Codepoints, UTF-8 and Unicode

From Serious Documentation
Jump to: navigation, search

In order to represent all the characters across all languages, the traditional ASCII character set that only has 8 bits (i.e. 256 characters) is insufficient. Unicode 16 is a standard that maps an unsigned 16 bit value called a "Unicode codepoint" or just "codepoint" to each glyph (character) across all different languages. The first 128 Unicode 16 characters are the same as the first 128 ASCII 8-bit characters. Unicode is well described at unicode.org.

However, storing text strings using uncompressed/unencoded 16-bit (i.e. 2 byte) values for every character can be very inefficient, especially when these strings have a preponderance of traditional ASCII characters including numbers and punctuation that would normally only take one byte each. Therefore various character compression/encoding systems have been developed in the industry attempting to optimize the storage required by text strings better than unencoded Unicode 16.
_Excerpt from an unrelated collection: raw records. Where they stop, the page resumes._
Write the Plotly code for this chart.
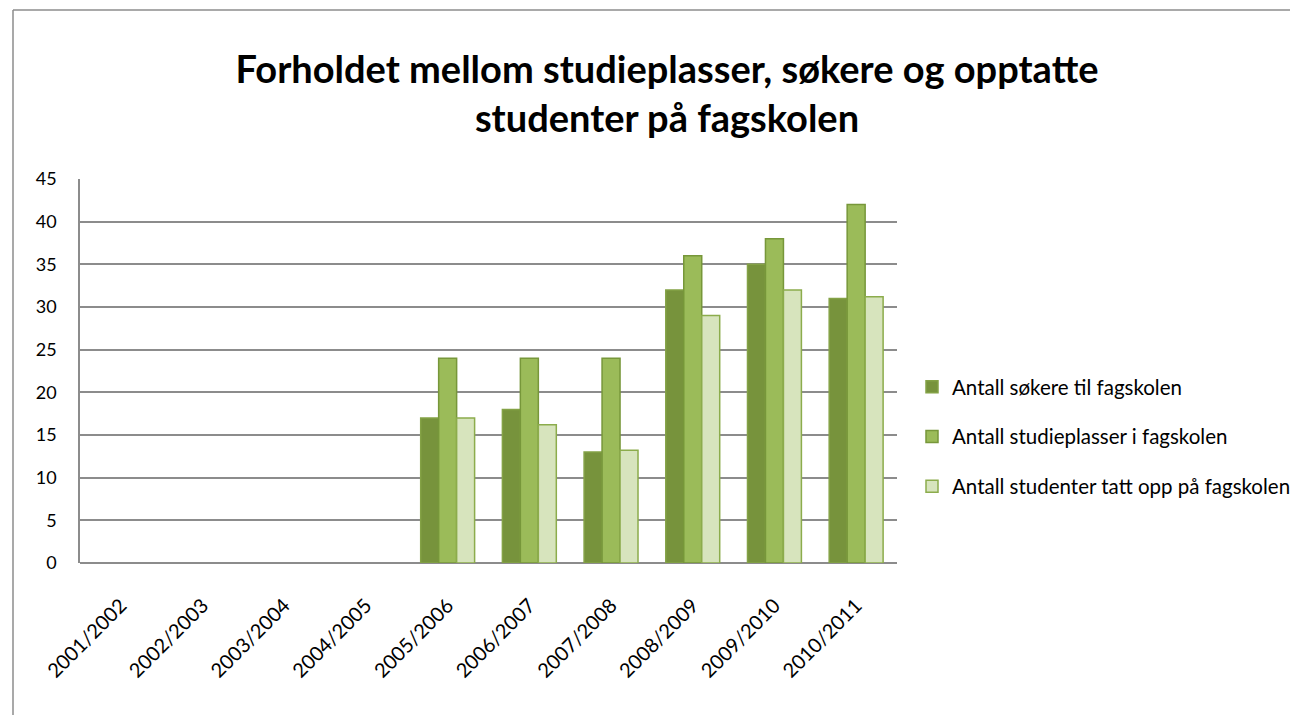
import plotly.graph_objects as go

categories = ["2001/2002", "2002/2003", "2003/2004", "2004/2005", "2005/2006",
              "2006/2007", "2007/2008", "2008/2009", "2009/2010", "2010/2011"]
sokere = [None, None, None, None, 17, 18, 13, 32, 35, 31]
studieplasser = [None, None, None, None, 24, 24, 24, 36, 38, 42]
opptatt = [None, None, None, None, 17, 16.2, 13.2, 29, 32, 31.2]
y_ticks = [0, 5, 10, 15, 20, 25, 30, 35, 40, 45]

names = ["Antall søkere til fagskolen", "Antall studieplasser i fagskolen",
         "Antall studenter tatt opp på fagskolen"]
fills = ["#77933C", "#9BBB59", "#D7E4BD"]
lines = ["#84A246", "#77973A", "#8CAC4C"]

OFF = 8  # page offset of the figure (body margin)
W, H = 1298 - OFF, 715 - OFF
# plot area in page pixels
L, R, T, B = 80, 897, 179, 563
L, R, T, B = L - OFF, R - OFF, T - OFF, B - OFF


def px_x(p):
    return (p - OFF - L) / (R - L)


def px_y(p):
    return (B - (p - OFF)) / (B - T)


fig = go.Figure()
for i, vals in enumerate([sokere, studieplasser, opptatt]):
    fig.add_trace(go.Bar(
        x=categories, y=vals, name=names[i], legendgroup=f"g{i}",
        marker=dict(color=fills[i], line=dict(color=lines[i], width=1.5)),
    ))

frame = dict(color="#8C8C8C", width=1.5)
fig.add_shape(type="line", xref="paper", yref="paper",
              x0=px_x(13), x1=px_x(13), y0=px_y(10), y1=px_y(730), line=frame)
fig.add_shape(type="line", xref="paper", yref="paper",
              x0=px_x(13), x1=px_x(1291), y0=px_y(10), y1=px_y(10), line=frame)
fig.add_shape(type="line", xref="paper", yref="paper",
              x0=px_x(1291), x1=px_x(1291), y0=px_y(10), y1=px_y(730), line=frame)

fig.update_layout(
    width=W, height=H,
    margin=dict(l=L, r=W - R, t=T, b=H - B, autoexpand=False),
    paper_bgcolor="white", plot_bgcolor="white",
    title=dict(text="Forholdet mellom studieplasser, søkere og opptatte<br>studenter på fagskolen",
               x=(667 - OFF) / W, xref="container", xanchor="center",
               y=1 - (83 - OFF) / H, yanchor="top",
               font=dict(family="Lato", size=38, color="black", weight="bold")),
    font=dict(family="Lato", size=18, color="black"),
    barmode="group", bargap=0.34, bargroupgap=0,
    showlegend=True,
    legend=dict(x=(952 - OFF - 40 - L) / (R - L), xanchor="left",
                y=(B - (367 - OFF)) / (B - T), yanchor="top",
                font=dict(size=20.5, family="Lato"), tracegroupgap=20,
                itemwidth=30, bgcolor="rgba(0,0,0,0)"),
    xaxis=dict(type="category", tickangle=-45, showgrid=False, showline=False,
               ticks="", tickfont=dict(size=20), categoryorder="array",
               categoryarray=categories, ticklabelstandoff=26),
    yaxis=dict(range=[0, 45], tickvals=y_ticks, showgrid=True, gridcolor="#8C8C8C",
               gridwidth=1.5, zeroline=True, zerolinecolor="#8C8C8C", zerolinewidth=2,
               showline=True, linecolor="#8C8C8C", linewidth=1.5,
               ticks="", tickfont=dict(size=18), ticklabelstandoff=18),
)

fig.write_html("out.html")
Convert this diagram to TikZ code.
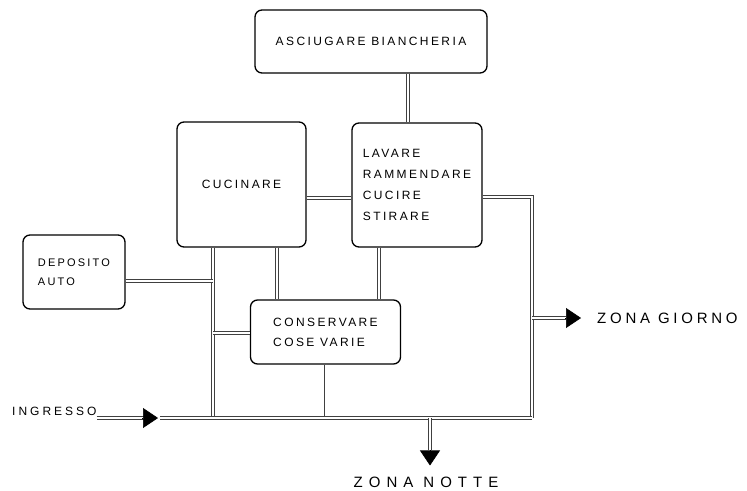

All strings within SHIP are encoded using the UTF-8 mechanism. UTF-8 is a variable length multi-byte encoding. The traditional 7-bit ASCII characters are all represented exactly the same in UTF-8. A special "escape" character, along with some encoding hints, allows several bytes of data to be combined into a single Unicode 16 value. It is important to recognize that "bytes" does not mean "characters". Each character may be encoded with 1, 2, 3, or even more bytes.

The SHIPTide tool performs all string editing in UTF-8 encoding. It will not be obvious to the user: text strings look normal. Cutting and pasting (for example) from Google Translate will work seamlessly. However, you must be careful if you (for example) copy a script from SHIPTide to your favorite text editor and then paste it back into SHIPTide. If your external text editor does not comprehend UTF-8 natively, any special non-ASCII characters in your embedded strings will be mangled.

There are numerous Sail Functions available for manipulating strings and converting characters to codepoints (and back).